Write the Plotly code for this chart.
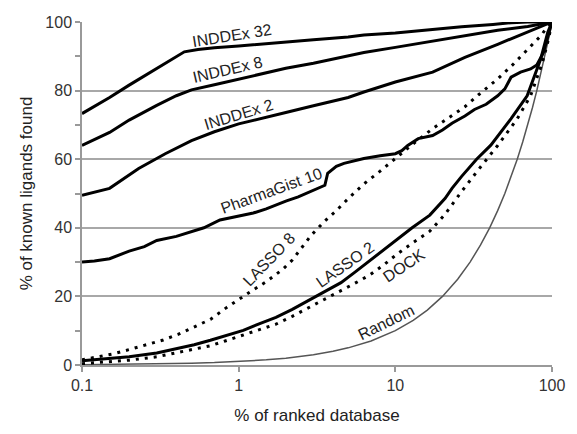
import plotly.graph_objects as go

# ---------------- data ----------------
inddex32_x = [0.1, 0.15, 0.2, 0.3, 0.4, 0.45, 0.55, 0.7, 1, 1.5, 2, 3, 5, 6.3, 10, 16.6, 26.5, 42, 55, 70, 100]
inddex32_y = [73.3, 78, 81.6, 86.5, 90.0, 91.3, 92.0, 92.5, 93.0, 93.7, 94.3, 94.8, 95.6, 96.2, 96.8, 97.8, 98.6, 99.3, 99.8, 100, 100]

inddex8_x = [0.1, 0.15, 0.2, 0.3, 0.4, 0.5, 0.7, 1, 1.4, 2, 3, 5, 6.3, 10, 17.3, 26.5, 45, 70, 100]
inddex8_y = [64.0, 67.8, 71.4, 75.7, 78.5, 80.2, 81.7, 83.4, 85.0, 86.5, 88.0, 90.0, 91.1, 92.6, 94.4, 95.8, 97.6, 98.7, 100]

inddex2_x = [0.1, 0.15, 0.23, 0.34, 0.5, 0.7, 1, 1.4, 2, 3, 5, 6.3, 10, 17.3, 27.8, 45, 73, 100]
inddex2_y = [49.5, 51.5, 57.3, 61.6, 65.4, 68.0, 70.3, 72.0, 73.6, 75.6, 78.0, 79.6, 82.5, 85.4, 89.7, 93.5, 97.3, 100]

pharma_x = [0.1, 0.12, 0.15, 0.18, 0.2, 0.25, 0.3, 0.4, 0.47, 0.6, 0.76, 0.9, 1.0, 1.24, 1.5, 2.0, 2.4, 2.9, 3.55, 3.7, 4.2, 4.7, 5.5, 6.3, 8, 10, 11, 12, 14, 17.3, 20, 23, 27.8, 32, 38, 45, 50, 54.8, 63, 73, 80, 88, 100]
pharma_y = [30.0, 30.3, 31.0, 32.5, 33.2, 34.5, 36.3, 37.5, 38.5, 40.0, 42.3, 43.0, 43.4, 44.3, 45.5, 47.8, 49.0, 50.6, 52.4, 55.9, 57.9, 58.8, 59.6, 60.2, 61.0, 61.6, 62.5, 64.0, 66.0, 66.9, 68.5, 70.5, 72.6, 74.5, 76.0, 78.5, 80.5, 83.9, 85.4, 86.3, 87.5, 91.0, 100]

lasso8_x = [0.1, 0.13, 0.16, 0.2, 0.26, 0.33, 0.41, 0.52, 0.66, 0.84, 1.04, 1.2, 1.49, 1.9, 2.2, 2.5, 2.9, 3.55, 4.2, 5.0, 6.3, 8, 10, 13, 17.3, 21, 27.8, 34, 45, 56, 73, 85, 92.6, 100]
lasso8_y = [1.5, 2.5, 3.3, 4.5, 5.9, 7.3, 8.9, 11.0, 13.3, 16.8, 19.7, 21.5, 24.2, 27.8, 30.6, 33.8, 37.8, 42.0, 45.0, 48.5, 52.8, 56.5, 60.2, 64.5, 68.9, 71.5, 75.3, 78.8, 83.4, 87.5, 93.0, 96.0, 98.4, 100]

lasso2_x = [0.1, 0.15, 0.2, 0.3, 0.41, 0.52, 0.66, 0.82, 1.07, 1.35, 1.73, 2.2, 2.8, 3.5, 4.5, 5.5, 6.9, 8.5, 10.1, 12.8, 16.6, 20.8, 23, 26.5, 33, 40.7, 54.8, 69.4, 84.6, 94, 100]
lasso2_y = [1.2, 1.8, 2.4, 3.5, 4.8, 5.9, 7.2, 8.6, 10.1, 12.0, 13.9, 16.2, 18.8, 21.3, 24.0, 27.0, 30.5, 33.5, 36.2, 40.0, 43.7, 48.6, 51.5, 55.0, 60.0, 64.1, 71.8, 78.5, 89.1, 97.0, 100]

dock_x = [0.1, 0.15, 0.2, 0.3, 0.41, 0.52, 0.66, 0.82, 1.07, 1.35, 1.73, 2.2, 2.8, 3.5, 4.5, 5.5, 6.9, 8.5, 10.1, 12.8, 16.6, 20.8, 26.5, 34, 45, 60, 73, 87, 95, 100]
dock_y = [0.4, 0.9, 1.4, 2.4, 3.6, 4.5, 5.6, 7.0, 8.7, 10.2, 11.9, 14.2, 16.8, 19.2, 21.7, 23.8, 26.3, 29.3, 32.1, 35.5, 39.0, 44.0, 50.6, 57.0, 64.0, 71.8, 78.5, 88.3, 95.0, 100]

random_x = [0.1, 0.2, 0.3, 0.5, 0.7, 1, 1.5, 2, 3, 4, 5, 7, 10, 13, 16, 20, 25, 30, 35, 40, 45, 50, 55, 60, 65, 70, 75, 80, 85, 90, 95, 100]
random_y = [0.1, 0.2, 0.3, 0.5, 0.7, 1, 1.5, 2, 3, 4, 5, 7, 10, 13, 16, 20, 25, 30, 35, 40, 45, 50, 55, 60, 65, 70, 75, 80, 85, 90, 95, 100]

x_tick_vals = [0.1, 1, 10, 100]
x_tick_text = ["0.1", "1", "10", "100"]
y_tick_vals = [0, 20, 40, 60, 80, 100]

labels = ["INDDEx 32", "INDDEx 8", "INDDEx 2", "PharmaGist 10", "LASSO 8", "LASSO 2", "DOCK", "Random"]

# ---------------- figure ----------------
FONT = "Liberation Sans, Arial, sans-serif"
fig = go.Figure()

solid = dict(color="black", width=3)
dotted = dict(color="black", width=3, dash="3px,6px")

fig.add_trace(go.Scatter(x=random_x, y=random_y, mode="lines", line=dict(color="#555555", width=1.5)))
fig.add_trace(go.Scatter(x=dock_x, y=dock_y, mode="lines", line=dotted))
fig.add_trace(go.Scatter(x=lasso8_x, y=lasso8_y, mode="lines", line=dotted))
fig.add_trace(go.Scatter(x=lasso2_x, y=lasso2_y, mode="lines", line=solid))
fig.add_trace(go.Scatter(x=pharma_x, y=pharma_y, mode="lines", line=solid))
fig.add_trace(go.Scatter(x=inddex2_x, y=inddex2_y, mode="lines", line=solid))
fig.add_trace(go.Scatter(x=inddex8_x, y=inddex8_y, mode="lines", line=solid))
fig.add_trace(go.Scatter(x=inddex32_x, y=inddex32_y, mode="lines", line=solid))

L, T, W, H = 82, 22, 480, 346

def px2paper(px, py):
    return (px - L) / W, (T + H - py) / H

label_pos = [(235, 36, -9), (231, 70, -13), (242, 115, -17), (276, 192, -20),
             (273, 262, -46), (351, 267, -35), (411, 268, -34), (392, 325, -26)]
for text, (px, py, ang) in zip(labels, label_pos):
    xp, yp = px2paper(px, py)
    fig.add_annotation(x=xp, y=yp, xref="paper", yref="paper", text=text,
                       showarrow=False, textangle=ang,
                       font=dict(family=FONT, size=16, color="#222222"),
                       xanchor="center", yanchor="middle")

fig.update_layout(
    width=577, height=434,
    margin=dict(l=L, r=577 - L - W, t=T, b=434 - T - H),
    paper_bgcolor="white", plot_bgcolor="white",
    showlegend=False,
    font=dict(family=FONT, color="#333333"),
)
fig.update_xaxes(
    type="log", range=[-1, 2],
    tickvals=x_tick_vals, ticktext=x_tick_text,
    ticks="outside", ticklen=5, tickcolor="#999999", tickwidth=1.5,
    showgrid=False, showline=True, linecolor="#999999", linewidth=1.5,
    tickfont=dict(family=FONT, size=16, color="#333333"),
    title=dict(text="% of ranked database", font=dict(family=FONT, size=17, color="#222222"), standoff=16),
    zeroline=False,
)
fig.update_yaxes(
    range=[0, 100], tickvals=y_tick_vals,
    ticks="outside", ticklen=5, tickcolor="#999999", tickwidth=1.5,
    showgrid=True, gridcolor="#a8a8a8", gridwidth=1.5,
    showline=True, linecolor="#999999", linewidth=1.5,
    minor=dict(dtick=10, tick0=0, ticks="outside", ticklen=5, tickcolor="#999999", tickwidth=1.5, showgrid=False),
    tickfont=dict(family=FONT, size=16, color="#333333"),
    title=dict(text="% of known ligands found", font=dict(family=FONT, size=17, color="#222222"), standoff=8),
    zeroline=False,
)

fig.write_html("out.html")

● ● ●

Challenge:
Up to and including the line containing "96.0, 98.4, 100]", repeat every line from the start of the data, but none of the pictures.

The completed task:
Write the Plotly code for this chart.
import plotly.graph_objects as go

# ---------------- data ----------------
inddex32_x = [0.1, 0.15, 0.2, 0.3, 0.4, 0.45, 0.55, 0.7, 1, 1.5, 2, 3, 5, 6.3, 10, 16.6, 26.5, 42, 55, 70, 100]
inddex32_y = [73.3, 78, 81.6, 86.5, 90.0, 91.3, 92.0, 92.5, 93.0, 93.7, 94.3, 94.8, 95.6, 96.2, 96.8, 97.8, 98.6, 99.3, 99.8, 100, 100]

inddex8_x = [0.1, 0.15, 0.2, 0.3, 0.4, 0.5, 0.7, 1, 1.4, 2, 3, 5, 6.3, 10, 17.3, 26.5, 45, 70, 100]
inddex8_y = [64.0, 67.8, 71.4, 75.7, 78.5, 80.2, 81.7, 83.4, 85.0, 86.5, 88.0, 90.0, 91.1, 92.6, 94.4, 95.8, 97.6, 98.7, 100]

inddex2_x = [0.1, 0.15, 0.23, 0.34, 0.5, 0.7, 1, 1.4, 2, 3, 5, 6.3, 10, 17.3, 27.8, 45, 73, 100]
inddex2_y = [49.5, 51.5, 57.3, 61.6, 65.4, 68.0, 70.3, 72.0, 73.6, 75.6, 78.0, 79.6, 82.5, 85.4, 89.7, 93.5, 97.3, 100]

pharma_x = [0.1, 0.12, 0.15, 0.18, 0.2, 0.25, 0.3, 0.4, 0.47, 0.6, 0.76, 0.9, 1.0, 1.24, 1.5, 2.0, 2.4, 2.9, 3.55, 3.7, 4.2, 4.7, 5.5, 6.3, 8, 10, 11, 12, 14, 17.3, 20, 23, 27.8, 32, 38, 45, 50, 54.8, 63, 73, 80, 88, 100]
pharma_y = [30.0, 30.3, 31.0, 32.5, 33.2, 34.5, 36.3, 37.5, 38.5, 40.0, 42.3, 43.0, 43.4, 44.3, 45.5, 47.8, 49.0, 50.6, 52.4, 55.9, 57.9, 58.8, 59.6, 60.2, 61.0, 61.6, 62.5, 64.0, 66.0, 66.9, 68.5, 70.5, 72.6, 74.5, 76.0, 78.5, 80.5, 83.9, 85.4, 86.3, 87.5, 91.0, 100]

lasso8_x = [0.1, 0.13, 0.16, 0.2, 0.26, 0.33, 0.41, 0.52, 0.66, 0.84, 1.04, 1.2, 1.49, 1.9, 2.2, 2.5, 2.9, 3.55, 4.2, 5.0, 6.3, 8, 10, 13, 17.3, 21, 27.8, 34, 45, 56, 73, 85, 92.6, 100]
lasso8_y = [1.5, 2.5, 3.3, 4.5, 5.9, 7.3, 8.9, 11.0, 13.3, 16.8, 19.7, 21.5, 24.2, 27.8, 30.6, 33.8, 37.8, 42.0, 45.0, 48.5, 52.8, 56.5, 60.2, 64.5, 68.9, 71.5, 75.3, 78.8, 83.4, 87.5, 93.0, 96.0, 98.4, 100]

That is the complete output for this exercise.